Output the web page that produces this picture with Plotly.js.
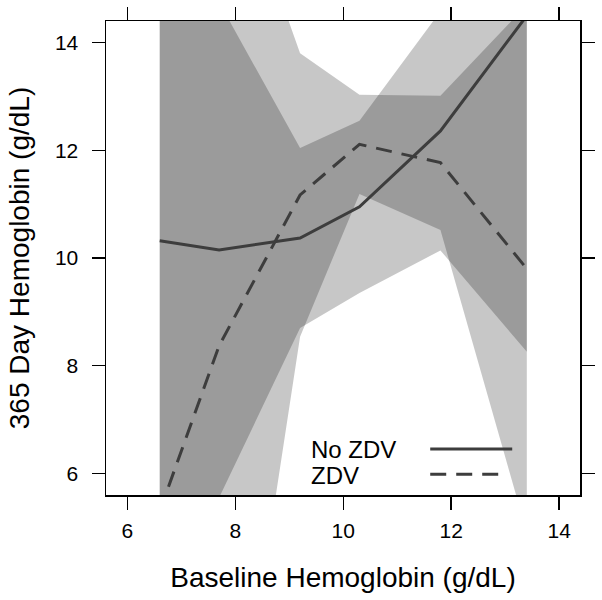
<!DOCTYPE html>
<html>
<head>
<meta charset="utf-8">
<script src="https://cdn.plot.ly/plotly-3.0.1.min.js"></script>
<style>html,body{margin:0;padding:0;background:#fff;}#chart{width:602px;height:600px;}</style>
</head>
<body>
<div id="chart"></div>
<script>
// Data
var baseline = [6.6, 7.7, 9.2, 10.3, 11.8, 13.4];
var noZdvFit = [10.32, 10.15, 10.37, 10.95, 12.36, 14.5];
var noZdvLower = [4.3, 5.55, 8.70, 9.35, 10.14, 8.26];
var noZdvUpper = [16.3, 14.75, 12.04, 12.55, 14.58, 20.74];
var zdvFit = [5.3, 8.37, 11.17, 12.11, 11.77, 9.8];
var zdvLower = [-9.0, -1.3, 8.54, 11.19, 10.52, 4.9];
var zdvUpper = [19.6, 18.05, 13.80, 13.03, 13.01, 14.7];
var seriesNames = ["No ZDV", "ZDV"];
var tickValues = [6, 8, 10, 12, 14];
var tickLabels = ["6", "8", "10", "12", "14"];
var xTitle = "Baseline Hemoglobin (g/dL)";
var yTitle = "365 Day Hemoglobin (g/dL)";

function band(x, lo, hi) {
  return {
    x: x.concat(x.slice().reverse()),
    y: hi.concat(lo.slice().reverse())
  };
}
var bandA = band(baseline, noZdvLower, noZdvUpper);
var bandB = band(baseline, zdvLower, zdvUpper);
var font = "Liberation Sans, Arial, Helvetica, sans-serif";
var lineColor = "#3d3d3d";
var dashStyle = "16px,10px";

var traces = [
  {x: bandA.x, y: bandA.y, type: "scatter", mode: "lines", fill: "toself",
   fillcolor: "rgba(0,0,0,0.22)", line: {width: 0}, hoverinfo: "skip", showlegend: false},
  {x: bandB.x, y: bandB.y, type: "scatter", mode: "lines", fill: "toself",
   fillcolor: "rgba(0,0,0,0.22)", line: {width: 0}, hoverinfo: "skip", showlegend: false},
  {x: baseline, y: noZdvFit, type: "scatter", mode: "lines", name: seriesNames[0],
   line: {color: lineColor, width: 3}, showlegend: false},
  {x: baseline, y: zdvFit, type: "scatter", mode: "lines", name: seriesNames[1],
   line: {color: lineColor, width: 3, dash: dashStyle}, showlegend: false}
];

var axisCommon = {
  showgrid: false, zeroline: false, showline: true, mirror: "ticks",
  linecolor: "#000", linewidth: 1.5, ticks: "outside", ticklen: 13,
  tickwidth: 1.5, tickcolor: "#000", tickmode: "array",
  tickvals: tickValues, ticktext: tickLabels,
  tickfont: {family: font, size: 21, color: "#000"}, automargin: false, fixedrange: true
};

var layout = {
  width: 602, height: 600,
  margin: {l: 106, r: 22, t: 21, b: 105},
  paper_bgcolor: "#fff", plot_bgcolor: "#fff",
  showlegend: false,
  xaxis: Object.assign({}, axisCommon, {
    range: [5.605, 14.385], ticklabelstandoff: 3,
    title: {text: xTitle, font: {family: font, size: 28, color: "#000"}, standoff: 26}
  }),
  yaxis: Object.assign({}, axisCommon, {
    range: [5.6, 14.4], ticklabelstandoff: 9,
    title: {text: yTitle, font: {family: font, size: 28, color: "#000"}, standoff: 17}
  }),
  annotations: [
    {xref: "paper", yref: "paper", x: 0.428, y: 0.097, xanchor: "left", yanchor: "middle",
     text: seriesNames[0], showarrow: false, font: {family: font, size: 24, color: "#000"}},
    {xref: "paper", yref: "paper", x: 0.428, y: 0.042, xanchor: "left", yanchor: "middle",
     text: seriesNames[1], showarrow: false, font: {family: font, size: 24, color: "#000"}}
  ],
  shapes: [
    {type: "line", xref: "paper", yref: "paper", x0: 0.684, x1: 0.857, y0: 0.097, y1: 0.097,
     line: {color: lineColor, width: 3}},
    {type: "line", xref: "paper", yref: "paper", x0: 0.684, x1: 0.845, y0: 0.044, y1: 0.044,
     line: {color: lineColor, width: 3, dash: dashStyle}}
  ]
};

Plotly.newPlot("chart", traces, layout, {displayModeBar: false, staticPlot: true});
</script>
</body>
</html>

_ _ _ _ _

## WORK TO COMPLETE
Pictures are to be left out; repeat all the remaining data exactly.

## THE ANSWER
Output the web page that produces this picture with Plotly.js.
<!DOCTYPE html>
<html>
<head>
<meta charset="utf-8">
<script src="https://cdn.plot.ly/plotly-3.0.1.min.js"></script>
<style>html,body{margin:0;padding:0;background:#fff;}#chart{width:602px;height:600px;}</style>
</head>
<body>
<div id="chart"></div>
<script>
// Data
var baseline = [6.6, 7.7, 9.2, 10.3, 11.8, 13.4];
var noZdvFit = [10.32, 10.15, 10.37, 10.95, 12.36, 14.5];
var noZdvLower = [4.3, 5.55, 8.70, 9.35, 10.14, 8.26];
var noZdvUpper = [16.3, 14.75, 12.04, 12.55, 14.58, 20.74];
var zdvFit = [5.3, 8.37, 11.17, 12.11, 11.77, 9.8];
var zdvLower = [-9.0, -1.3, 8.54, 11.19, 10.52, 4.9];
var zdvUpper = [19.6, 18.05, 13.80, 13.03, 13.01, 14.7];
var seriesNames = ["No ZDV", "ZDV"];
var tickValues = [6, 8, 10, 12, 14];
var tickLabels = ["6", "8", "10", "12", "14"];
var xTitle = "Baseline Hemoglobin (g/dL)";
var yTitle = "365 Day Hemoglobin (g/dL)";

function band(x, lo, hi) {
  return {
    x: x.concat(x.slice().reverse()),
    y: hi.concat(lo.slice().reverse())
  };
}
var bandA = band(baseline, noZdvLower, noZdvUpper);
var bandB = band(baseline, zdvLower, zdvUpper);
var font = "Liberation Sans, Arial, Helvetica, sans-serif";
var lineColor = "#3d3d3d";
var dashStyle = "16px,10px";

var traces = [
  {x: bandA.x, y: bandA.y, type: "scatter", mode: "lines", fill: "toself",
   fillcolor: "rgba(0,0,0,0.22)", line: {width: 0}, hoverinfo: "skip", showlegend: false},
  {x: bandB.x, y: bandB.y, type: "scatter", mode: "lines", fill: "toself",
   fillcolor: "rgba(0,0,0,0.22)", line: {width: 0}, hoverinfo: "skip", showlegend: false},
  {x: baseline, y: noZdvFit, type: "scatter", mode: "lines", name: seriesNames[0],
   line: {color: lineColor, width: 3}, showlegend: false},
  {x: baseline, y: zdvFit, type: "scatter", mode: "lines", name: seriesNames[1],
   line: {color: lineColor, width: 3, dash: dashStyle}, showlegend: false}
];

var axisCommon = {
  showgrid: false, zeroline: false, showline: true, mirror: "ticks",
  linecolor: "#000", linewidth: 1.5, ticks: "outside", ticklen: 13,
  tickwidth: 1.5, tickcolor: "#000", tickmode: "array",
  tickvals: tickValues, ticktext: tickLabels,
  tickfont: {family: font, size: 21, color: "#000"}, automargin: false, fixedrange: true
};

var layout = {
  width: 602, height: 600,
  margin: {l: 106, r: 22, t: 21, b: 105},
  paper_bgcolor: "#fff", plot_bgcolor: "#fff",
  showlegend: false,
  xaxis: Object.assign({}, axisCommon, {
    range: [5.605, 14.385], ticklabelstandoff: 3,
    title: {text: xTitle, font: {family: font, size: 28, color: "#000"}, standoff: 26}
  }),
  yaxis: Object.assign({}, axisCommon, {
    range: [5.6, 14.4], ticklabelstandoff: 9,
    title: {text: yTitle, font: {family: font, size: 28, color: "#000"}, standoff: 17}
  }),
  annotations: [
    {xref: "paper", yref: "paper", x: 0.428, y: 0.097, xanchor: "left", yanchor: "middle",
     text: seriesNames[0], showarrow: false, font: {family: font, size: 24, color: "#000"}},
    {xref: "paper", yref: "paper", x: 0.428, y: 0.042, xanchor: "left", yanchor: "middle",
     text: seriesNames[1], showarrow: false, font: {family: font, size: 24, color: "#000"}}
  ],
  shapes: [
    {type: "line", xref: "paper", yref: "paper", x0: 0.684, x1: 0.857, y0: 0.097, y1: 0.097,
     line: {color: lineColor, width: 3}},
    {type: "line", xref: "paper", yref: "paper", x0: 0.684, x1: 0.845, y0: 0.044, y1: 0.044,
     line: {color: lineColor, width: 3, dash: dashStyle}}
  ]
};

Plotly.newPlot("chart", traces, layout, {displayModeBar: false, staticPlot: true});
</script>
</body>
</html>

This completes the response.